Aucun des deux groupes ne dit comment et par qui ils sont financés, et l'Ukraine n'a rien dit de ses liens avec ces groupes, les qualifiant de problème "interne" à la Russie.
Mais Ilia Ponomariov a déclaré à la radio britannique LBC cette semaine que les Ukrainiens "nous aident pour former nos forces et nous fournissent l'équipement nécessaire". La Légion a indiqué sur Twitter disposer de mortiers français RT61.
Lors de l'attaque dans la région de Belgorod, les autorités russes ont indiqué avoir fait face notamment à des tirs de mortiers, d'artillerie et des attaques de drones.Le Corps a lui diffusé des vidéos à bord d'un transport de troupes blindés qu'il disait avoir pris au service de sécurité russe, le FSB qui chapeaute également les gardes-frontières.
Le Kremlin a martelé faire face à des combattants ukrainiens et non à des insurgés russes, accusant Kiev d'avoir planifié l'opération pour "détourner l'attention" de Bakhmout, épicentre des combats dans l'est de l'Ukraine que la Russie affirme depuis samedi avoir conquise.

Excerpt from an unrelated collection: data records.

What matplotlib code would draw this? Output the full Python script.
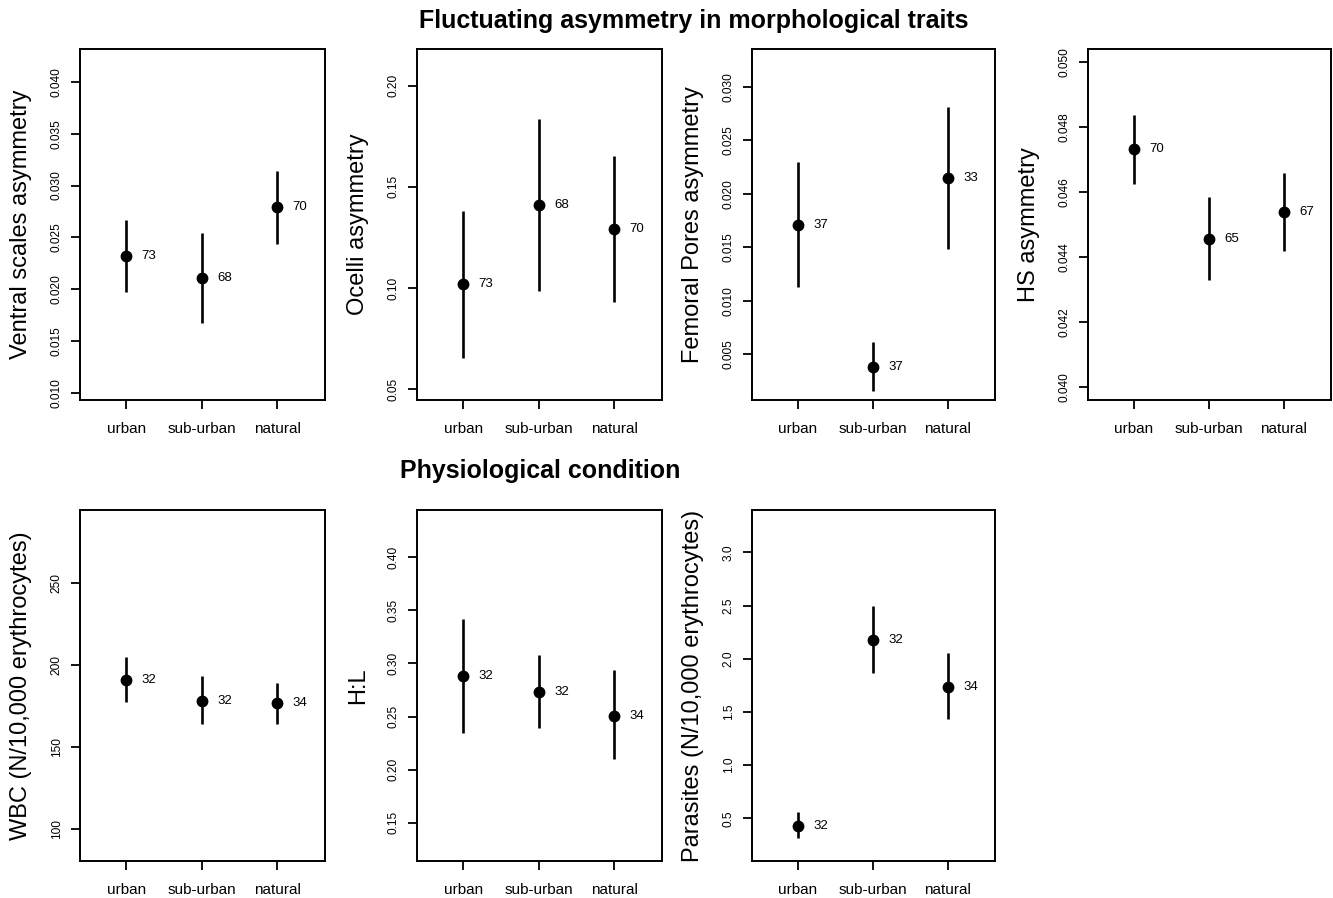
import matplotlib
matplotlib.use('Agg')
import matplotlib.pyplot as plt
import numpy as np

plt.rcParams['font.family'] = ['Liberation Sans', 'DejaVu Sans']

W, H = 1333, 898

sites = ['urban', 'sub-urban', 'natural']

# mean, lower, upper, n per panel
ventral_mean = [0.02323, 0.02114, 0.02798]
ventral_lo = [0.01973, 0.01680, 0.02438]
ventral_hi = [0.02670, 0.02541, 0.03142]
ventral_n = [73, 68, 70]

ocelli_mean = [0.1019, 0.1411, 0.1292]
ocelli_lo = [0.0656, 0.0986, 0.0930]
ocelli_hi = [0.1382, 0.1836, 0.1654]
ocelli_n = [73, 68, 70]

femoral_mean = [0.01709, 0.00384, 0.02150]
femoral_lo = [0.01126, 0.00160, 0.01481]
femoral_hi = [0.02294, 0.00612, 0.02814]
femoral_n = [37, 37, 33]

hs_mean = [0.04733, 0.04456, 0.04538]
hs_lo = [0.04625, 0.04329, 0.04418]
hs_hi = [0.04839, 0.04586, 0.04659]
hs_n = [70, 65, 67]

wbc_mean = [191.0, 178.3, 176.7]
wbc_lo = [177.3, 163.9, 164.1]
wbc_hi = [205.2, 193.6, 188.9]
wbc_n = [32, 32, 34]

hl_mean = [0.2881, 0.2734, 0.2508]
hl_lo = [0.2342, 0.2389, 0.2100]
hl_hi = [0.3418, 0.3076, 0.2938]
hl_n = [32, 32, 34]

par_mean = [0.428, 2.176, 1.737]
par_lo = [0.312, 1.868, 1.433]
par_hi = [0.556, 2.495, 2.051]
par_n = [32, 32, 34]

ventral_ticks = [0.010, 0.015, 0.020, 0.025, 0.030, 0.035, 0.040]
ocelli_ticks = [0.05, 0.10, 0.15, 0.20]
femoral_ticks = [0.005, 0.010, 0.015, 0.020, 0.025, 0.030]
hs_ticks = [0.040, 0.042, 0.044, 0.046, 0.048, 0.050]
wbc_ticks = [100, 150, 200, 250]
hl_ticks = [0.15, 0.20, 0.25, 0.30, 0.35, 0.40]
par_ticks = [0.5, 1.0, 1.5, 2.0, 2.5, 3.0]

panels = [
    # (box px: left, top, width), ylabel, data, ticks, fmt, ylim
    ((80, 49, 245), 'Ventral scales asymmetry',
     (ventral_mean, ventral_lo, ventral_hi, ventral_n), ventral_ticks, '%.3f', (0.00935, 0.04315)),
    ((417, 49, 245), 'Ocelli asymmetry',
     (ocelli_mean, ocelli_lo, ocelli_hi, ocelli_n), ocelli_ticks, '%.2f', (0.0447, 0.2181)),
    ((752, 49, 243), 'Femoral Pores asymmetry',
     (femoral_mean, femoral_lo, femoral_hi, femoral_n), femoral_ticks, '%.3f', (0.00073, 0.03352)),
    ((1088, 49, 243), 'HS asymmetry',
     (hs_mean, hs_lo, hs_hi, hs_n), hs_ticks, '%.3f', (0.03959, 0.05041)),
    ((80, 510, 245), 'WBC (N/10,000 erythrocytes)',
     (wbc_mean, wbc_lo, wbc_hi, wbc_n), wbc_ticks, '%d', (80.5, 294.7)),
    ((417, 510, 245), 'H:L',
     (hl_mean, hl_lo, hl_hi, hl_n), hl_ticks, '%.2f', (0.1139, 0.4445)),
    ((752, 510, 243), 'Parasites (N/10,000 erythrocytes)',
     (par_mean, par_lo, par_hi, par_n), par_ticks, '%.1f', (0.0987, 3.398)),
]

fig = plt.figure(figsize=(W / 100, H / 100), dpi=100)

box_h = 351
for (left, top, width), ylabel, (mean, lo, hi, n), ticks, fmt, ylim in panels:
    ax = fig.add_axes([left / W, 1 - (top + box_h) / H, width / W, box_h / H])
    x = np.arange(1, 4)
    ax.vlines(x, lo, hi, color='black', lw=1.9)
    ax.plot(x, mean, 'o', color='black', ms=7.5)
    for xi, yi, ni in zip(x, mean, n):
        ax.annotate(str(ni), (xi, yi), xytext=(11, 0), textcoords='offset points',
                    ha='left', va='center', fontsize=9.5)
    ax.set_xlim(0.385, 3.63)
    ax.set_ylim(*ylim)
    ax.set_xticks(x)
    ax.set_xticklabels(sites, fontsize=11)
    ax.set_yticks(ticks)
    ax.set_yticklabels([fmt % t for t in ticks], fontsize=8.6, rotation=90, va='center')
    ax.tick_params(axis='both', direction='out', length=6.5, width=1.3, color='black')
    ax.tick_params(axis='x', pad=9)
    ax.tick_params(axis='y', pad=6)
    for s in ax.spines.values():
        s.set_linewidth(1.4)
    ax.text(-59 / width, 0.5, ylabel, transform=ax.transAxes, rotation=90,
            ha='center', va='center', fontsize=17)

fig.text(694 / W, 1 - 21 / H, 'Fluctuating asymmetry in morphological traits',
         ha='center', va='center', fontsize=18, fontweight='bold')
fig.text(540 / W, 1 - 471 / H, 'Physiological condition',
         ha='center', va='center', fontsize=18, fontweight='bold')

fig.savefig('out.png', dpi=100)
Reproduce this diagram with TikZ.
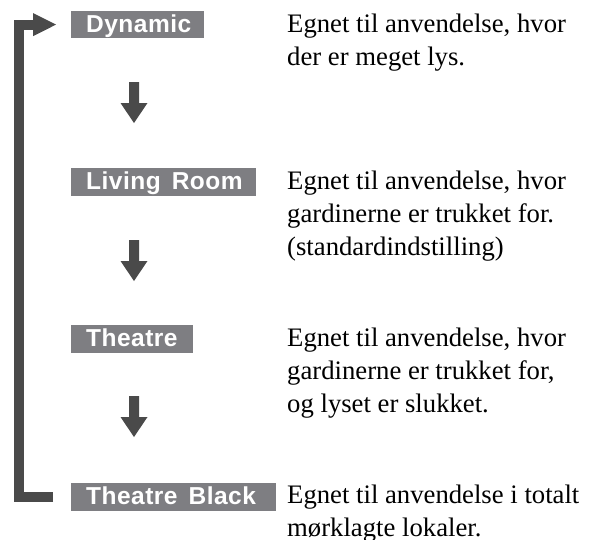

Après l'attaque de Belgorod, le chef du groupe paramilitaire russe Wagner, Evguéni Prigojine, pas avare de critiques envers l'armée, a dénoncé un échec de l'Etat russe. "Il n'y a pas de gouvernance, pas de volonté et pas d'individus prêts à défendre leur pays", a-t-il lâché, fustigeant ceux qui "font les idiots" et "siphonnent de l'argent" au lieu "d'assurer la sécurité de l'Etat".
"Un succès militaire retentissant !", a raillé l'ancien responsable séparatiste Igor Strelkov. "Mes félicitations à l'état-major", a-t-il encore tancé sur Telegram.
La chaîne Telegram Rybar, qui commente les événements liés au conflit, suivie par près de 1,1 million d'abonnés, a elle estimé que Kiev voulait "semer la panique" en Russie.